The notion of landscape seems inseparable from that of “frame,” the frame used in painting and photography and firstly the frame of our gaze which, quite naturally, cuts out and selects. It is tempting to imagine the augurs of Roman religion as the first landscapists, using their sacred staffs to frame the fragment of sky in which every event —the flight of an eagle or a falling feather— would become significant. Nature, in their eyes, is an emanation of divine power, a code to be cracked. The templum, the place of interpretation and meditation and the page on which the messages of destiny are fleetingly written, prefigures the frame of a picture or photograph, a frame from which all meaning seems to have evaporated, leaving the representation of a desacralised, aesthetic nature, reduced to the status of a mere phenomenon.

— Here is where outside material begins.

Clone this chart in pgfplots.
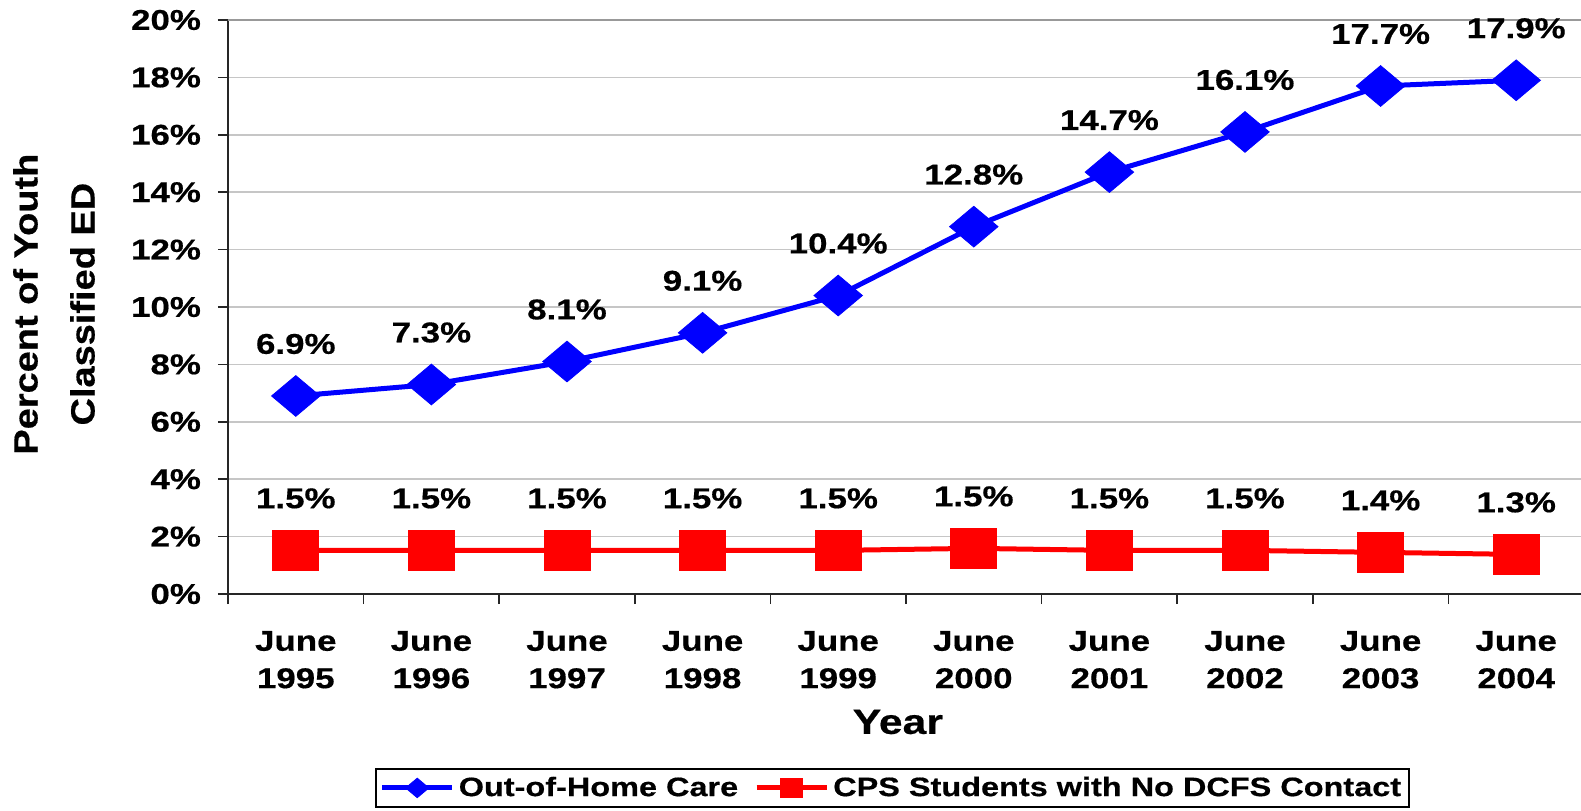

Before the eighteenth century, even the word “landscape” seldom appeared, except in the work of a few minor English poets, meaning a geographical entity of particular merit. Until the early nineteenth century, few people attached aesthetic value to mountains and volcanoes, with the notable exception of Petrarch. Beaches or ocean wastes were reduced to their utilitarian functions as fishing grounds or paths of communication and they seemed ugly.

The relation to nature was located on another level, that of fear, conquest and domestication. Man was too busy clearing the land and exploiting natural resources and too anxious to position himself philosophically and technically as “the lord and master of nature” to think of contemplating it and see it as an object of delight rather than science. The important thing was to survive in a hostile or threatening environment, not to appreciate its lines and harmony.
The gap between the concepts of nature and landscape proves to be highly modern and follows the development of painting. Natural elements appeared in mediaeval miniatures as a backdrop on a stage, providing a stereotyped, synthetic setting for religious or historic scenes which themselves belong to a standard repertoire.